In his new book, “Our Unfinished March” (co-authored with Sam Koppelman, available Tuesday), Holder offers suggestions on protecting the rights of voters and increasing majority rule, in a government where the minority frequently controls policy. Among his proposals: assign term limits for Supreme Court justices, who currently are appointed for life; eliminate the Electoral College; and grant statehood to Puerto Rico and the District of Columbia, whose residents have no vote in Congress.
Dokoupil asked, “You yourself in the book say some of these ideas might seem radical. Is there one that you think we should focus on right now and could get done?”
“I think the possibility exists for all of them to get done,” Holder said, “because the reality is that, you know, if you look back at our history, everything seemed like it was impossible. We had to end an American system of racial apartheid. I’m sure Dr. King had moments where he thought ‘We can’t pull this off,’ and yet they did. Women were not likely to get the right to vote. Alice Paul, somebody we don’t talk about an awful lot, led the movement, and now women have the right to vote.
“So, yeah, we could do away with the Electoral College; there’s a way in which we can do it without amending the Constitution. We can end partisan gerrymandering. It was federal legislation that was considered and that should have been passed. All of these things are possible. If we limit ourselves and say they’re impossible, they’ll never happen. If we say they’re possible and work toward them, we can make this happen.”
Holder said that efforts at voter suppression today mirror those that were done in the 18th, 19th and 20th centuries to empower a few while disenfranchising the many. Regardless, “Ordinary people were able to fight those people who tried to hold onto power in an unjustified way, and actually empower the American people,” he said. “The arc that we have seen in this country has always been to empower more people, get more people the right to vote. And we can do that again.”
On the matter of the will of the people, Dokoupil asked Holder about the recent leak of, which would trigger many states to eliminate access and even criminalize abortion, despite polls showing Americans widely favor keeping Roe in place.
Dokoupil asked, “If Roe is overturned and abortion rights are no longer guaranteed in this country, you would support the end of the filibuster to pass a law providing access. Tell me how that might work.”

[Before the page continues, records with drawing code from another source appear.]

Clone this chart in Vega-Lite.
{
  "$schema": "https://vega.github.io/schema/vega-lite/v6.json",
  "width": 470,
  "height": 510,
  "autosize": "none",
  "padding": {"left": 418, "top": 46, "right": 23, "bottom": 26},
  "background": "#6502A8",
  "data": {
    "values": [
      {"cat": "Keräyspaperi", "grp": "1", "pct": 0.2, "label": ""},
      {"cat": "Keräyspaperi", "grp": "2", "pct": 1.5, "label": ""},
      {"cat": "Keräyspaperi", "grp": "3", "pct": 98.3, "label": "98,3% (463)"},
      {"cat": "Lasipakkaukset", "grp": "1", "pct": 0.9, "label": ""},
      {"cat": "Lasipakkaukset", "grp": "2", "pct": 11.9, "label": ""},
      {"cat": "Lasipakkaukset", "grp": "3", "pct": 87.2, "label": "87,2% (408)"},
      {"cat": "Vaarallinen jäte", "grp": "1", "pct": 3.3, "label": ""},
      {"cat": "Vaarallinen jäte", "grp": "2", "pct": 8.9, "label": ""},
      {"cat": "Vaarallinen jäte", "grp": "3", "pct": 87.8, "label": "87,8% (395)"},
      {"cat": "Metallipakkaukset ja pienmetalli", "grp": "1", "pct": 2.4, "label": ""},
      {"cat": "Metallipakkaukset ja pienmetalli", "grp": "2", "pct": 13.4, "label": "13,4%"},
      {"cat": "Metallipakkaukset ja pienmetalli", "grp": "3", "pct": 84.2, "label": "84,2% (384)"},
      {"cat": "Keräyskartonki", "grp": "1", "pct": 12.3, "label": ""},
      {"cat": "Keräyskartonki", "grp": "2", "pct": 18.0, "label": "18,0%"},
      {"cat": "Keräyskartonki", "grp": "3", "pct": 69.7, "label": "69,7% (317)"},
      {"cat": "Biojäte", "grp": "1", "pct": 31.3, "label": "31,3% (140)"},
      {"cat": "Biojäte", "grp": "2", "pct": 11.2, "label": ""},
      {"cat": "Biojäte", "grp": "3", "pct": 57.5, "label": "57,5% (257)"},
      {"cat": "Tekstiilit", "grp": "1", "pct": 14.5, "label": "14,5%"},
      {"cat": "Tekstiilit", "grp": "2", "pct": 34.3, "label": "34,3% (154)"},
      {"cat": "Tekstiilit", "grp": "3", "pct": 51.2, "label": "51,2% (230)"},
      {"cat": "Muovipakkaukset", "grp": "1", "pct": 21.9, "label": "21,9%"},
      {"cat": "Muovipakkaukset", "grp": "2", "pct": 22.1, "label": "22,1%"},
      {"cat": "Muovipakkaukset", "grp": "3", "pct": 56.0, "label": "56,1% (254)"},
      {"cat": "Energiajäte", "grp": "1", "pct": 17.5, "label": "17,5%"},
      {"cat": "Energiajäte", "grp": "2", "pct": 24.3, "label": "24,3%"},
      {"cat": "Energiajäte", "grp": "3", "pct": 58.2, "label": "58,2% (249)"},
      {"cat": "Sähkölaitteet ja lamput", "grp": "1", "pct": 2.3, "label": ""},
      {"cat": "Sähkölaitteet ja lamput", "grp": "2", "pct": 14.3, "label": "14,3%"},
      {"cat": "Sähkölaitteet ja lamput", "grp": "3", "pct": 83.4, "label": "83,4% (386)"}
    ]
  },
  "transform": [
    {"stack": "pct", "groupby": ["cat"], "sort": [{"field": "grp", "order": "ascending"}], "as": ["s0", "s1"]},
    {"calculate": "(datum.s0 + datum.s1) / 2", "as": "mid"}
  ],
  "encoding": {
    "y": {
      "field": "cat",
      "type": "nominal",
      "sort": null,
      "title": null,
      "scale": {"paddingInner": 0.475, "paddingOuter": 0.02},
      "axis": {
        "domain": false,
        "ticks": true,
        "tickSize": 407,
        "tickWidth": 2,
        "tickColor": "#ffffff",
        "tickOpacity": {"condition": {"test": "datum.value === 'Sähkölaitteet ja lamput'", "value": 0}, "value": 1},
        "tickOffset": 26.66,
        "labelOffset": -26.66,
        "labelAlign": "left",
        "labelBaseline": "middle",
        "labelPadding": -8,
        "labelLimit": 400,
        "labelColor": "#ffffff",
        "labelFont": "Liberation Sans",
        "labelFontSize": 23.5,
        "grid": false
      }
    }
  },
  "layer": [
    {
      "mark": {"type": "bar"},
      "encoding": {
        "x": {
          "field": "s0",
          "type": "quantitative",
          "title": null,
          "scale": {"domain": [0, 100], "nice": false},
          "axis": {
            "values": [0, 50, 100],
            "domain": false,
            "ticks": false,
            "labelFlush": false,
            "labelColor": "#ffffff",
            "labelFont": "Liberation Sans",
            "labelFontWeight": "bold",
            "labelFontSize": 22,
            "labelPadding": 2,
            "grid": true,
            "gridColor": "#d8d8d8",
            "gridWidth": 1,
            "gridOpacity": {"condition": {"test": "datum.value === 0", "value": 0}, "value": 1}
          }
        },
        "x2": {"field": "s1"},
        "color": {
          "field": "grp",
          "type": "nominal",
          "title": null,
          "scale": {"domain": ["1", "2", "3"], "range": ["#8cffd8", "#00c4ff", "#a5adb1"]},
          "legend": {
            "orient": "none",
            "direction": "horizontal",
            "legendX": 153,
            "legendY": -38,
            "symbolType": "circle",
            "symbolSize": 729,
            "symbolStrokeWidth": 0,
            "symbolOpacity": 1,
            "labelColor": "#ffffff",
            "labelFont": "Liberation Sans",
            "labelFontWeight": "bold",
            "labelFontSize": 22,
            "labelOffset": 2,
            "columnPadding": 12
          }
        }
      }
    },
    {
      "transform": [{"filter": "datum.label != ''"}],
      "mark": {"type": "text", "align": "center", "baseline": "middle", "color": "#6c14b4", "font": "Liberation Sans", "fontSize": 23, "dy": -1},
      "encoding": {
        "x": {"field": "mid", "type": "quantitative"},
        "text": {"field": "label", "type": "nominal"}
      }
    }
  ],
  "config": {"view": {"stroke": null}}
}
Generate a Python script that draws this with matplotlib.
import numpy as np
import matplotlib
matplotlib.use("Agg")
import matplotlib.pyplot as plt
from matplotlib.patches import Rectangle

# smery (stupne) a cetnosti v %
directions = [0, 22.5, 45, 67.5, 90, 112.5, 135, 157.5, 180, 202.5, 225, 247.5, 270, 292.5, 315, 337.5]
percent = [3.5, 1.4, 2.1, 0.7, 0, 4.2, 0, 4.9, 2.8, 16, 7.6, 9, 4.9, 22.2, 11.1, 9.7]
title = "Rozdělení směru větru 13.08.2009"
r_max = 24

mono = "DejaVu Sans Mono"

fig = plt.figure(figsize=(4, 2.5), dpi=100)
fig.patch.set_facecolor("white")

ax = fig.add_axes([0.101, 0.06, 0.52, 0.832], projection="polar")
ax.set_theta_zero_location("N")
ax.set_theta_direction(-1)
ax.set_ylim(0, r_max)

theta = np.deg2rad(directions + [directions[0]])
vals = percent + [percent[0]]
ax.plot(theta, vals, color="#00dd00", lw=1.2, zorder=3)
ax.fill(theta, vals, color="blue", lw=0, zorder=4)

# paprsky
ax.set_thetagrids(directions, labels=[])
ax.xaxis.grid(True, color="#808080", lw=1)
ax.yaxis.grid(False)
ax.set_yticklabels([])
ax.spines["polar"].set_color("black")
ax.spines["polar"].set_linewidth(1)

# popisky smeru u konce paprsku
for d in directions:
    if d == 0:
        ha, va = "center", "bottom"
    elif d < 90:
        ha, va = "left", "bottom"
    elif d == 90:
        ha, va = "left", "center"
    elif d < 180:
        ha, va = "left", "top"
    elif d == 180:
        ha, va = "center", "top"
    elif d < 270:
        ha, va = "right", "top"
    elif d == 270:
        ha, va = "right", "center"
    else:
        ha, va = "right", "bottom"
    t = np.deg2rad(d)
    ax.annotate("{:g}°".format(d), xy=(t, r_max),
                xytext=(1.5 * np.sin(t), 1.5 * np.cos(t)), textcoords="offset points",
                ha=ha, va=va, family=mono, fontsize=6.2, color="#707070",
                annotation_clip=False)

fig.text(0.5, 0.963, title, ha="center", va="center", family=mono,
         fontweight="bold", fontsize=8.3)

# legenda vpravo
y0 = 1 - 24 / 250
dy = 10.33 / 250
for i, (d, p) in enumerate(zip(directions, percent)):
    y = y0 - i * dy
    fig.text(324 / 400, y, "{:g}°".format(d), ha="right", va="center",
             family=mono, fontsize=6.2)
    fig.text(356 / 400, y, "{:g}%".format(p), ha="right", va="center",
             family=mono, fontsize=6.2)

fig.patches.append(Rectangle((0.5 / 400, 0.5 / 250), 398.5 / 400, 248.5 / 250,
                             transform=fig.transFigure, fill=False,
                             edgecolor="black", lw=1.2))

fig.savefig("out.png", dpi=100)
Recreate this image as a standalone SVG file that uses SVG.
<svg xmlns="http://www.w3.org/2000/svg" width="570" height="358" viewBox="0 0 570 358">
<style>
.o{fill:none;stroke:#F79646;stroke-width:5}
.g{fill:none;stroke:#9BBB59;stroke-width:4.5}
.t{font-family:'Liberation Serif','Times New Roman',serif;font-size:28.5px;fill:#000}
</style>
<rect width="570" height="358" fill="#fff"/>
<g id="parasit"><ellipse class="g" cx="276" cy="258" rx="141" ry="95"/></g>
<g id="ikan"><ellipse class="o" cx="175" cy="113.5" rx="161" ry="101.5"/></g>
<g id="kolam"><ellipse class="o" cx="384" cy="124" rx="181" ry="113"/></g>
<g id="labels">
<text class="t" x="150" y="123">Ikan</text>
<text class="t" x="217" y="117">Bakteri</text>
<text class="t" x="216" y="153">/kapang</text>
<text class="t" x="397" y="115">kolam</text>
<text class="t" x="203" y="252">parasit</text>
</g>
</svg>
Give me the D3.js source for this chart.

“I think that what’s likely to happen is that the decision may actually occur that Roe is overturned,” Holder said. “I suspect the language that you saw in the leaked Alito opinion will not appear; it’s caustic. I think it’s overheated. But if Roe were to be overturned and if we could get past the filibuster, you could pass a federal statute that would declare as the law of the land women would have the right to reproductive choices that the American people support.
“I think that’s something we have to understand here. The Supreme Court is about to do something that is inconsistent with the will of the American people and upon which the American people have relied for the past 50 years.”
“Everything you write about in this book is about making sure majority rules in this country,” said Dokoupil. “And we have a system at the moment where minority rules in some cases. Removing the filibuster would be a way to make sure majority positions take hold. One criticism would be that it creates a ping-pong effect. Republicans come into power, they ban abortion access; Democrats come back into power, they flip the light switch in the other direction. What do you say to that?”
“We have to believe in the American people and believe in our system,” Holder replied. “The ping-pong effect would be modified by the fact that through the electoral process. If a party comes in, takes power and puts in place positions that are inconsistent again with the desires of the American people, they get voted out. There is the potential for the ping-pong. But you know, we have to believe in the American people, as opposed to debasing the systems that we have put in place that for too long keep the will of the American people from directing the way in which the nation should proceed.”
When asked if this thinks the current attorney general, Merrick Garland, has any options if Roe is overturned, Holder replied, “There’s the possibility I suppose of executive actions. But I think the real rejoinder to any decision that the court might make would be federal legislation.”